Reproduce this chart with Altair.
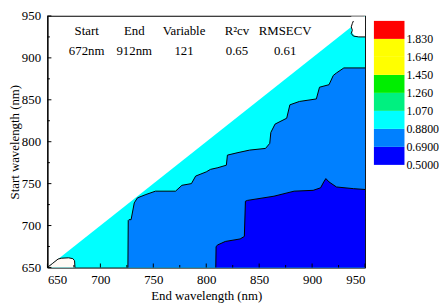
import altair as alt
import pandas as pd

# ---- data (end wavelength, start wavelength, nm) ----
diag_end = [650, 950]
diag_start = [650, 950]

mid_end = [726, 726.3, 727, 729, 732, 735, 743, 752, 771, 777, 786, 790, 800, 804, 811, 819,
           820, 830, 841, 856, 860, 861, 865, 876, 879, 888, 904, 907, 916, 920, 923, 930, 950]
mid_start = [650, 706, 707, 707, 727, 733, 737, 741, 741, 748, 750, 759, 764, 767, 769, 772,
             784, 787, 790, 792, 798, 811, 821, 828, 844, 848, 851, 865, 868, 879, 882, 888, 888]

low_end = [809, 809.3, 811, 818, 832, 836, 837, 839, 864, 883, 901, 908, 911, 913, 916, 923, 939, 950]
low_start = [650, 675, 677, 681, 684, 687, 729, 730, 735, 741, 742, 745, 752, 756, 752, 746, 744, 743]

blob1_end = [650, 655, 660, 663, 670, 674, 675.6, 676]
blob1_start = [650, 655, 660, 661, 661.5, 660.5, 658, 650]

blob2_fill_end = [937, 938, 940, 945, 950]
blob2_fill_start = [936, 930, 926.5, 925, 925]
blob2_line_end = [939, 938, 937, 938, 937, 939, 944, 950]
blob2_line_start = [944, 941, 937, 933, 929, 926, 925, 925]

region_value = {"cyan": 0.97, "mid": 0.78, "low": 0.60}

levels = [0.5, 0.69, 0.88, 1.07, 1.26, 1.45, 1.64, 1.83, 2.02]
level_colors = ["#0000FF", "#0080FF", "#00FFFF", "#00F080", "#00EE00",
                "#FFFF00", "#FF8000", "#FF0000"]

header_labels = ["Start", "End", "Variable", "R²cv", "RMSECV"]
header_values = ["672nm", "912nm", "121", "0.65", "0.61"]
header_end = [687, 732, 779, 829, 874.5]
header_rows = [931.6, 908.6]

major_ticks = [650, 700, 750, 800, 850, 900, 950]
minor_ticks = [675, 725, 775, 825, 875, 925]

FONT = "Liberation Serif"
W, H = 322, 255

xs = alt.Scale(domain=[650, 950], nice=False, zero=False)
ys = alt.Scale(domain=[650, 950], nice=False, zero=False)
cs = alt.Scale(type="quantize", domain=[levels[0], levels[-1]], range=level_colors, nice=False, zero=False)


def region(ends, starts, val):
    return pd.DataFrame({"end": ends, "start": starts, "value": val})


cyan_df = region(diag_end, diag_start, region_value["cyan"])
mid_df = region(mid_end, mid_start, region_value["mid"])
low_df = region(low_end, low_start, region_value["low"])

x_enc = alt.X("end:Q", scale=xs, axis=alt.Axis(
    title="End wavelength (nm)", values=major_ticks, format="d", ticks=False,
    labelPadding=6, titlePadding=4, grid=False))
y_enc = alt.Y("start:Q", scale=ys, axis=alt.Axis(
    title="Start wavelength (nm)", values=major_ticks, format="d", ticks=False,
    labelPadding=7, titlePadding=0, grid=False))

# The discrete gradient never labels its first entry, and a label sitting exactly on
# the gradient's end is flushed inward; nudge both ends by a negligible amount.
eps = 0.00001
legend = alt.Legend(
    type="gradient", title=None, orient="none", legendX=331, legendY=5,
    values=[levels[0] - eps, levels[0] + eps] + levels[1:-1], labelOverlap=False,
    gradientLength=146, gradientThickness=31, gradientStrokeWidth=0,
    format=".4r",
    labelFont=FONT, labelFontSize=12, labelColor="black", direction="vertical")


def area(df, show_legend=False):
    return alt.Chart(df).mark_area(interpolate="linear").encode(
        x=x_enc, y=y_enc, y2=alt.datum(650),
        color=alt.Color("value:Q", scale=cs, legend=legend if show_legend else None))


def outline(ends, starts):
    df = pd.DataFrame({"end": ends, "start": starts, "i": range(len(ends))})
    return alt.Chart(df).mark_line(color="black", strokeWidth=1).encode(
        x="end:Q", y="start:Q", order="i:Q")


blob1 = alt.Chart(pd.DataFrame({"end": blob1_end, "start": blob1_start})).mark_area(
    color="#FFFAF5").encode(x="end:Q", y="start:Q", y2=alt.datum(650))
blob2 = alt.Chart(pd.DataFrame({"end": blob2_fill_end, "start": blob2_fill_start})).mark_area(
    color="white").encode(x="end:Q", y="start:Q", y2=alt.datum(949.5))

header_df = pd.DataFrame({"end": header_end * 2,
                          "start": [header_rows[0]] * 5 + [header_rows[1]] * 5,
                          "label": header_labels + header_values})
header = alt.Chart(header_df).mark_text(font=FONT, fontSize=13, color="black").encode(
    x="end:Q", y="start:Q", text="label:N")

xticks_major = alt.Chart(pd.DataFrame({"t": major_ticks})).mark_rule(color="black").encode(
    x=alt.X("t:Q", scale=xs), y=alt.value(H), y2=alt.value(H - 4))
xticks_minor = alt.Chart(pd.DataFrame({"t": minor_ticks})).mark_rule(color="black").encode(
    x=alt.X("t:Q", scale=xs), y=alt.value(H), y2=alt.value(H - 2.5))
yticks_major = alt.Chart(pd.DataFrame({"t": major_ticks})).mark_rule(color="black").encode(
    y=alt.Y("t:Q", scale=ys), x=alt.value(0), x2=alt.value(4))
yticks_minor = alt.Chart(pd.DataFrame({"t": minor_ticks})).mark_rule(color="black").encode(
    y=alt.Y("t:Q", scale=ys), x=alt.value(0), x2=alt.value(2.5))

chart = alt.layer(
    area(cyan_df, True), area(mid_df), area(low_df),
    outline(mid_end, mid_start), outline(low_end, low_start),
    blob1, outline(blob1_end, blob1_start),
    blob2, outline(blob2_line_end, blob2_line_start),
    header, xticks_major, xticks_minor, yticks_major, yticks_minor,
).properties(
    width=W, height=H,
    padding={"left": 0, "top": 0, "right": 0, "bottom": 0},
).configure_view(
    stroke="black", strokeWidth=1.2
).configure_axis(
    labelFont=FONT, titleFont=FONT, labelFontSize=13, titleFontSize=13,
    labelColor="black", titleColor="black", titleFontWeight="normal",
    domainColor="black", domain=True,
)

chart.save("out.html", embed_options={"renderer": "svg", "actions": False})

### Work to be completed
All the lines above are to be reproduced exactly, except the pictures.

### Exercise response
Reproduce this chart with Altair.
import altair as alt
import pandas as pd

# ---- data (end wavelength, start wavelength, nm) ----
diag_end = [650, 950]
diag_start = [650, 950]

mid_end = [726, 726.3, 727, 729, 732, 735, 743, 752, 771, 777, 786, 790, 800, 804, 811, 819,
           820, 830, 841, 856, 860, 861, 865, 876, 879, 888, 904, 907, 916, 920, 923, 930, 950]
mid_start = [650, 706, 707, 707, 727, 733, 737, 741, 741, 748, 750, 759, 764, 767, 769, 772,
             784, 787, 790, 792, 798, 811, 821, 828, 844, 848, 851, 865, 868, 879, 882, 888, 888]

low_end = [809, 809.3, 811, 818, 832, 836, 837, 839, 864, 883, 901, 908, 911, 913, 916, 923, 939, 950]
low_start = [650, 675, 677, 681, 684, 687, 729, 730, 735, 741, 742, 745, 752, 756, 752, 746, 744, 743]

blob1_end = [650, 655, 660, 663, 670, 674, 675.6, 676]
blob1_start = [650, 655, 660, 661, 661.5, 660.5, 658, 650]

blob2_fill_end = [937, 938, 940, 945, 950]
blob2_fill_start = [936, 930, 926.5, 925, 925]
blob2_line_end = [939, 938, 937, 938, 937, 939, 944, 950]
blob2_line_start = [944, 941, 937, 933, 929, 926, 925, 925]

region_value = {"cyan": 0.97, "mid": 0.78, "low": 0.60}

levels = [0.5, 0.69, 0.88, 1.07, 1.26, 1.45, 1.64, 1.83, 2.02]
level_colors = ["#0000FF", "#0080FF", "#00FFFF", "#00F080", "#00EE00",
                "#FFFF00", "#FF8000", "#FF0000"]

header_labels = ["Start", "End", "Variable", "R²cv", "RMSECV"]
header_values = ["672nm", "912nm", "121", "0.65", "0.61"]
header_end = [687, 732, 779, 829, 874.5]
header_rows = [931.6, 908.6]

major_ticks = [650, 700, 750, 800, 850, 900, 950]
minor_ticks = [675, 725, 775, 825, 875, 925]

FONT = "Liberation Serif"
W, H = 322, 255

xs = alt.Scale(domain=[650, 950], nice=False, zero=False)
ys = alt.Scale(domain=[650, 950], nice=False, zero=False)
cs = alt.Scale(type="quantize", domain=[levels[0], levels[-1]], range=level_colors, nice=False, zero=False)


def region(ends, starts, val):
    return pd.DataFrame({"end": ends, "start": starts, "value": val})


cyan_df = region(diag_end, diag_start, region_value["cyan"])
mid_df = region(mid_end, mid_start, region_value["mid"])
low_df = region(low_end, low_start, region_value["low"])

x_enc = alt.X("end:Q", scale=xs, axis=alt.Axis(
    title="End wavelength (nm)", values=major_ticks, format="d", ticks=False,
    labelPadding=6, titlePadding=4, grid=False))
y_enc = alt.Y("start:Q", scale=ys, axis=alt.Axis(
    title="Start wavelength (nm)", values=major_ticks, format="d", ticks=False,
    labelPadding=7, titlePadding=0, grid=False))

# The discrete gradient never labels its first entry, and a label sitting exactly on
# the gradient's end is flushed inward; nudge both ends by a negligible amount.
eps = 0.00001
legend = alt.Legend(
    type="gradient", title=None, orient="none", legendX=331, legendY=5,
    values=[levels[0] - eps, levels[0] + eps] + levels[1:-1], labelOverlap=False,
    gradientLength=146, gradientThickness=31, gradientStrokeWidth=0,
    format=".4r",
    labelFont=FONT, labelFontSize=12, labelColor="black", direction="vertical")


def area(df, show_legend=False):
    return alt.Chart(df).mark_area(interpolate="linear").encode(
        x=x_enc, y=y_enc, y2=alt.datum(650),
        color=alt.Color("value:Q", scale=cs, legend=legend if show_legend else None))


def outline(ends, starts):
    df = pd.DataFrame({"end": ends, "start": starts, "i": range(len(ends))})
    return alt.Chart(df).mark_line(color="black", strokeWidth=1).encode(
        x="end:Q", y="start:Q", order="i:Q")


blob1 = alt.Chart(pd.DataFrame({"end": blob1_end, "start": blob1_start})).mark_area(
    color="#FFFAF5").encode(x="end:Q", y="start:Q", y2=alt.datum(650))
blob2 = alt.Chart(pd.DataFrame({"end": blob2_fill_end, "start": blob2_fill_start})).mark_area(
    color="white").encode(x="end:Q", y="start:Q", y2=alt.datum(949.5))

header_df = pd.DataFrame({"end": header_end * 2,
                          "start": [header_rows[0]] * 5 + [header_rows[1]] * 5,
                          "label": header_labels + header_values})
header = alt.Chart(header_df).mark_text(font=FONT, fontSize=13, color="black").encode(
    x="end:Q", y="start:Q", text="label:N")

xticks_major = alt.Chart(pd.DataFrame({"t": major_ticks})).mark_rule(color="black").encode(
    x=alt.X("t:Q", scale=xs), y=alt.value(H), y2=alt.value(H - 4))
xticks_minor = alt.Chart(pd.DataFrame({"t": minor_ticks})).mark_rule(color="black").encode(
    x=alt.X("t:Q", scale=xs), y=alt.value(H), y2=alt.value(H - 2.5))
yticks_major = alt.Chart(pd.DataFrame({"t": major_ticks})).mark_rule(color="black").encode(
    y=alt.Y("t:Q", scale=ys), x=alt.value(0), x2=alt.value(4))
yticks_minor = alt.Chart(pd.DataFrame({"t": minor_ticks})).mark_rule(color="black").encode(
    y=alt.Y("t:Q", scale=ys), x=alt.value(0), x2=alt.value(2.5))

chart = alt.layer(
    area(cyan_df, True), area(mid_df), area(low_df),
    outline(mid_end, mid_start), outline(low_end, low_start),
    blob1, outline(blob1_end, blob1_start),
    blob2, outline(blob2_line_end, blob2_line_start),
    header, xticks_major, xticks_minor, yticks_major, yticks_minor,
).properties(
    width=W, height=H,
    padding={"left": 0, "top": 0, "right": 0, "bottom": 0},
).configure_view(
    stroke="black", strokeWidth=1.2
).configure_axis(
    labelFont=FONT, titleFont=FONT, labelFontSize=13, titleFontSize=13,
    labelColor="black", titleColor="black", titleFontWeight="normal",
    domainColor="black", domain=True,
)

chart.save("out.html", embed_options={"renderer": "svg", "actions": False})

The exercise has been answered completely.